▶ [Exercise goal] Your task is to give the listing below back word for word, pictures excluded.

▶ [Data shown]
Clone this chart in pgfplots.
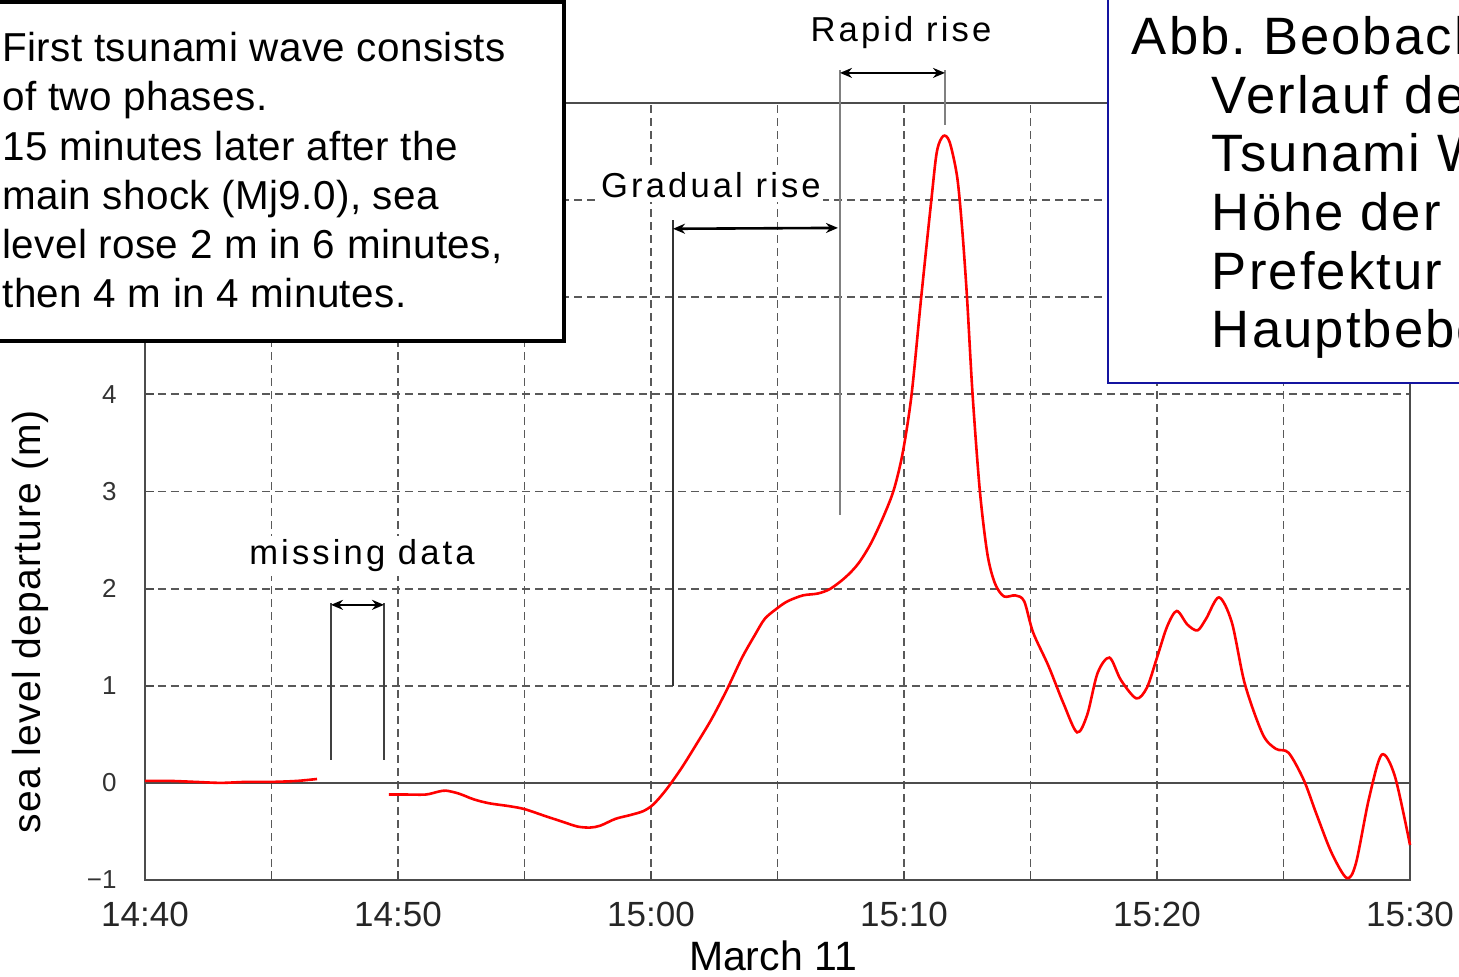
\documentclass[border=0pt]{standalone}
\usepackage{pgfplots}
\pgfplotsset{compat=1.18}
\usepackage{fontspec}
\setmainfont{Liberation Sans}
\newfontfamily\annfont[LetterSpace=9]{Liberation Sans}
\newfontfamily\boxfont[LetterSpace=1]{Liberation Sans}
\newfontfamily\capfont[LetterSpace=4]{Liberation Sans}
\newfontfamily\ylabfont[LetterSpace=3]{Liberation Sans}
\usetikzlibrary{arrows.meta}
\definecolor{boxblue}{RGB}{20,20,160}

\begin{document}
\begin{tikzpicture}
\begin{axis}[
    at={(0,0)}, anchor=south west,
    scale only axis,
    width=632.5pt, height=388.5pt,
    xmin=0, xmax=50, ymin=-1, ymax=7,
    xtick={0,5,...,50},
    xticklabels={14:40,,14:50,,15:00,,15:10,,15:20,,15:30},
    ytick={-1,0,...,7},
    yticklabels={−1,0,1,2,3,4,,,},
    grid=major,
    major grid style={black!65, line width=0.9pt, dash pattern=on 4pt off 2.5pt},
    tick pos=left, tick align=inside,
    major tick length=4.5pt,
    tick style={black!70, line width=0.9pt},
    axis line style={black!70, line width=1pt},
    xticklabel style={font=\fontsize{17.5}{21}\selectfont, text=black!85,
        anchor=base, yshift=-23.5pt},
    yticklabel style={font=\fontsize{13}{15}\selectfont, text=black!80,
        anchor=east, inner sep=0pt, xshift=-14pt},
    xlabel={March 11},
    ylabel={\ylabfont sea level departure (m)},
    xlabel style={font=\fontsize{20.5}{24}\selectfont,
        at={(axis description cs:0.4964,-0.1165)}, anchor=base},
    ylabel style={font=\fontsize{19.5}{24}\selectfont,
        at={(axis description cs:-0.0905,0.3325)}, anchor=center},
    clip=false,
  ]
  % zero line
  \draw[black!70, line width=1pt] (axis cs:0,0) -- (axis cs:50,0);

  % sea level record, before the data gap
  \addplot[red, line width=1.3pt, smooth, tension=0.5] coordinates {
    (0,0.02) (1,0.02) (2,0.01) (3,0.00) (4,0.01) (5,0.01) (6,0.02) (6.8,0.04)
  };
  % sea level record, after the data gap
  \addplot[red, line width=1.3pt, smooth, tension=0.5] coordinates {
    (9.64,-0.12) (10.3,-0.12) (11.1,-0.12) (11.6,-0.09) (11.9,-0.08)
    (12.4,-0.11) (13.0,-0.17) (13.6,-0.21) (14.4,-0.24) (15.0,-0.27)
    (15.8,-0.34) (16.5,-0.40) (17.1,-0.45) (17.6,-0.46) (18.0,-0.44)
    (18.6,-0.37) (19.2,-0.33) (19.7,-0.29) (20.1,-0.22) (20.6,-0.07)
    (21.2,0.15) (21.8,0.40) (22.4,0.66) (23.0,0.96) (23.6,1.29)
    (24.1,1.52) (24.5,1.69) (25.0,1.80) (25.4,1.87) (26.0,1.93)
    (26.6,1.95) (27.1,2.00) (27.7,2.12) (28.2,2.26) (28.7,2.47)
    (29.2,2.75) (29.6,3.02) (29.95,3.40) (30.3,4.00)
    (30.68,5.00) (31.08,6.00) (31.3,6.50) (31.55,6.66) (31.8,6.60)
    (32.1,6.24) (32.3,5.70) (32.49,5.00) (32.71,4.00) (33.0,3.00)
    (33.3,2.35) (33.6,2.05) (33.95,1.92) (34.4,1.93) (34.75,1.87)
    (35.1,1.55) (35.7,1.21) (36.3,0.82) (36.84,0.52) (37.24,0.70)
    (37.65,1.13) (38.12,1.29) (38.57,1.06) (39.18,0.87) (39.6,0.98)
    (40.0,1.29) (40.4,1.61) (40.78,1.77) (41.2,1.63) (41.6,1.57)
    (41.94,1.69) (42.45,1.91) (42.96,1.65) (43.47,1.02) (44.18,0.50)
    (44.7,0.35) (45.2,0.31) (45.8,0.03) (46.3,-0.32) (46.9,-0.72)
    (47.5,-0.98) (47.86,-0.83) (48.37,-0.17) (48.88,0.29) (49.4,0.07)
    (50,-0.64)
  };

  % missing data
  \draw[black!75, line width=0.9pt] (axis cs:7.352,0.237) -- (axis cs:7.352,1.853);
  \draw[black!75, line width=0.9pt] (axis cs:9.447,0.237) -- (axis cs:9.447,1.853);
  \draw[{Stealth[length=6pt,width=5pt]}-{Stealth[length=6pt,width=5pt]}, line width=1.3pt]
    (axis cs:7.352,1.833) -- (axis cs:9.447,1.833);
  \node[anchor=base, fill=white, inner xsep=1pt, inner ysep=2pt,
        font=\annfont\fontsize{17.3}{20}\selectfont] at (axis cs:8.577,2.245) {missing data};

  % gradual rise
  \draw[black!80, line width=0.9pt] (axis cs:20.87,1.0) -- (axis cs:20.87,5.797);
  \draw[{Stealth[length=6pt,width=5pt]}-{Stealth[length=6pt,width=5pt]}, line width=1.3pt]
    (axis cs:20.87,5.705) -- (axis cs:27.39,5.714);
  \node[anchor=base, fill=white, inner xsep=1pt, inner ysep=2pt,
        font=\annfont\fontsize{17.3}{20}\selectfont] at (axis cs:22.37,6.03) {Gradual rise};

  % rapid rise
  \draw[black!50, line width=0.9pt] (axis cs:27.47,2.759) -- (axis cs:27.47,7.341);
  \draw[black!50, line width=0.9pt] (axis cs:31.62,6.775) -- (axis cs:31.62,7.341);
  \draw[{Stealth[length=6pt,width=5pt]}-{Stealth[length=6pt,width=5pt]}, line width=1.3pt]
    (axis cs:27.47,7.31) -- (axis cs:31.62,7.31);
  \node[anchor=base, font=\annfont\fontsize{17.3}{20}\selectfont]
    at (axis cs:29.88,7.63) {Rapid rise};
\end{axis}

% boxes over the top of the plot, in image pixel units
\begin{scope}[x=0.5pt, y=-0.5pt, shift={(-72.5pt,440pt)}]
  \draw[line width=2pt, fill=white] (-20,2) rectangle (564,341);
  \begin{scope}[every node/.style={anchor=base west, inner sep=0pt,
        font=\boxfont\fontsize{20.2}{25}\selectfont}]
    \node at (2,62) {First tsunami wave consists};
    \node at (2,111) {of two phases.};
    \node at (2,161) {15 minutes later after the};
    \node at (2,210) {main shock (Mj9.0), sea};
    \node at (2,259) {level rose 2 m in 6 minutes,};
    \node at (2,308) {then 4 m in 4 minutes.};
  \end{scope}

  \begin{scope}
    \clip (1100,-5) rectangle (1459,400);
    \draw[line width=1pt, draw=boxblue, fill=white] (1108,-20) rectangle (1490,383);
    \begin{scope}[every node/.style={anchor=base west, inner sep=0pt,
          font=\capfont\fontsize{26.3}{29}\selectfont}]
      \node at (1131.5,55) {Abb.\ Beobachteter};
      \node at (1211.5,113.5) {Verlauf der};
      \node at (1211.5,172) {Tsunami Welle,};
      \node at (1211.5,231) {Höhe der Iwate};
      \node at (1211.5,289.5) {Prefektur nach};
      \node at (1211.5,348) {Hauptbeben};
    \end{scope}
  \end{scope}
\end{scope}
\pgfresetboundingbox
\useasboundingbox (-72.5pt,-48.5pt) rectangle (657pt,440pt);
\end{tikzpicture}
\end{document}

▶ [Result for this task]
Clone this chart in pgfplots.
\documentclass[border=0pt]{standalone}
\usepackage{pgfplots}
\pgfplotsset{compat=1.18}
\usepackage{fontspec}
\setmainfont{Liberation Sans}
\newfontfamily\annfont[LetterSpace=9]{Liberation Sans}
\newfontfamily\boxfont[LetterSpace=1]{Liberation Sans}
\newfontfamily\capfont[LetterSpace=4]{Liberation Sans}
\newfontfamily\ylabfont[LetterSpace=3]{Liberation Sans}
\usetikzlibrary{arrows.meta}
\definecolor{boxblue}{RGB}{20,20,160}

\begin{document}
\begin{tikzpicture}
\begin{axis}[
    at={(0,0)}, anchor=south west,
    scale only axis,
    width=632.5pt, height=388.5pt,
    xmin=0, xmax=50, ymin=-1, ymax=7,
    xtick={0,5,...,50},
    xticklabels={14:40,,14:50,,15:00,,15:10,,15:20,,15:30},
    ytick={-1,0,...,7},
    yticklabels={−1,0,1,2,3,4,,,},
    grid=major,
    major grid style={black!65, line width=0.9pt, dash pattern=on 4pt off 2.5pt},
    tick pos=left, tick align=inside,
    major tick length=4.5pt,
    tick style={black!70, line width=0.9pt},
    axis line style={black!70, line width=1pt},
    xticklabel style={font=\fontsize{17.5}{21}\selectfont, text=black!85,
        anchor=base, yshift=-23.5pt},
    yticklabel style={font=\fontsize{13}{15}\selectfont, text=black!80,
        anchor=east, inner sep=0pt, xshift=-14pt},
    xlabel={March 11},
    ylabel={\ylabfont sea level departure (m)},
    xlabel style={font=\fontsize{20.5}{24}\selectfont,
        at={(axis description cs:0.4964,-0.1165)}, anchor=base},
    ylabel style={font=\fontsize{19.5}{24}\selectfont,
        at={(axis description cs:-0.0905,0.3325)}, anchor=center},
    clip=false,
  ]
  % zero line
  \draw[black!70, line width=1pt] (axis cs:0,0) -- (axis cs:50,0);

  % sea level record, before the data gap
  \addplot[red, line width=1.3pt, smooth, tension=0.5] coordinates {
    (0,0.02) (1,0.02) (2,0.01) (3,0.00) (4,0.01) (5,0.01) (6,0.02) (6.8,0.04)
  };
  % sea level record, after the data gap
  \addplot[red, line width=1.3pt, smooth, tension=0.5] coordinates {
    (9.64,-0.12) (10.3,-0.12) (11.1,-0.12) (11.6,-0.09) (11.9,-0.08)
    (12.4,-0.11) (13.0,-0.17) (13.6,-0.21) (14.4,-0.24) (15.0,-0.27)
    (15.8,-0.34) (16.5,-0.40) (17.1,-0.45) (17.6,-0.46) (18.0,-0.44)
    (18.6,-0.37) (19.2,-0.33) (19.7,-0.29) (20.1,-0.22) (20.6,-0.07)
    (21.2,0.15) (21.8,0.40) (22.4,0.66) (23.0,0.96) (23.6,1.29)
    (24.1,1.52) (24.5,1.69) (25.0,1.80) (25.4,1.87) (26.0,1.93)
    (26.6,1.95) (27.1,2.00) (27.7,2.12) (28.2,2.26) (28.7,2.47)
    (29.2,2.75) (29.6,3.02) (29.95,3.40) (30.3,4.00)
    (30.68,5.00) (31.08,6.00) (31.3,6.50) (31.55,6.66) (31.8,6.60)
    (32.1,6.24) (32.3,5.70) (32.49,5.00) (32.71,4.00) (33.0,3.00)
    (33.3,2.35) (33.6,2.05) (33.95,1.92) (34.4,1.93) (34.75,1.87)
    (35.1,1.55) (35.7,1.21) (36.3,0.82) (36.84,0.52) (37.24,0.70)
    (37.65,1.13) (38.12,1.29) (38.57,1.06) (39.18,0.87) (39.6,0.98)
    (40.0,1.29) (40.4,1.61) (40.78,1.77) (41.2,1.63) (41.6,1.57)
    (41.94,1.69) (42.45,1.91) (42.96,1.65) (43.47,1.02) (44.18,0.50)
    (44.7,0.35) (45.2,0.31) (45.8,0.03) (46.3,-0.32) (46.9,-0.72)
    (47.5,-0.98) (47.86,-0.83) (48.37,-0.17) (48.88,0.29) (49.4,0.07)
    (50,-0.64)
  };

  % missing data
  \draw[black!75, line width=0.9pt] (axis cs:7.352,0.237) -- (axis cs:7.352,1.853);
  \draw[black!75, line width=0.9pt] (axis cs:9.447,0.237) -- (axis cs:9.447,1.853);
  \draw[{Stealth[length=6pt,width=5pt]}-{Stealth[length=6pt,width=5pt]}, line width=1.3pt]
    (axis cs:7.352,1.833) -- (axis cs:9.447,1.833);
  \node[anchor=base, fill=white, inner xsep=1pt, inner ysep=2pt,
        font=\annfont\fontsize{17.3}{20}\selectfont] at (axis cs:8.577,2.245) {missing data};

  % gradual rise
  \draw[black!80, line width=0.9pt] (axis cs:20.87,1.0) -- (axis cs:20.87,5.797);
  \draw[{Stealth[length=6pt,width=5pt]}-{Stealth[length=6pt,width=5pt]}, line width=1.3pt]
    (axis cs:20.87,5.705) -- (axis cs:27.39,5.714);
  \node[anchor=base, fill=white, inner xsep=1pt, inner ysep=2pt,
        font=\annfont\fontsize{17.3}{20}\selectfont] at (axis cs:22.37,6.03) {Gradual rise};

  % rapid rise
  \draw[black!50, line width=0.9pt] (axis cs:27.47,2.759) -- (axis cs:27.47,7.341);
  \draw[black!50, line width=0.9pt] (axis cs:31.62,6.775) -- (axis cs:31.62,7.341);
  \draw[{Stealth[length=6pt,width=5pt]}-{Stealth[length=6pt,width=5pt]}, line width=1.3pt]
    (axis cs:27.47,7.31) -- (axis cs:31.62,7.31);
  \node[anchor=base, font=\annfont\fontsize{17.3}{20}\selectfont]
    at (axis cs:29.88,7.63) {Rapid rise};
\end{axis}

% boxes over the top of the plot, in image pixel units
\begin{scope}[x=0.5pt, y=-0.5pt, shift={(-72.5pt,440pt)}]
  \draw[line width=2pt, fill=white] (-20,2) rectangle (564,341);
  \begin{scope}[every node/.style={anchor=base west, inner sep=0pt,
        font=\boxfont\fontsize{20.2}{25}\selectfont}]
    \node at (2,62) {First tsunami wave consists};
    \node at (2,111) {of two phases.};
    \node at (2,161) {15 minutes later after the};
    \node at (2,210) {main shock (Mj9.0), sea};
    \node at (2,259) {level rose 2 m in 6 minutes,};
    \node at (2,308) {then 4 m in 4 minutes.};
  \end{scope}

  \begin{scope}
    \clip (1100,-5) rectangle (1459,400);
    \draw[line width=1pt, draw=boxblue, fill=white] (1108,-20) rectangle (1490,383);
    \begin{scope}[every node/.style={anchor=base west, inner sep=0pt,
          font=\capfont\fontsize{26.3}{29}\selectfont}]
      \node at (1131.5,55) {Abb.\ Beobachteter};
      \node at (1211.5,113.5) {Verlauf der};
      \node at (1211.5,172) {Tsunami Welle,};
      \node at (1211.5,231) {Höhe der Iwate};
      \node at (1211.5,289.5) {Prefektur nach};
      \node at (1211.5,348) {Hauptbeben};
    \end{scope}
  \end{scope}
\end{scope}
\pgfresetboundingbox
\useasboundingbox (-72.5pt,-48.5pt) rectangle (657pt,440pt);
\end{tikzpicture}
\end{document}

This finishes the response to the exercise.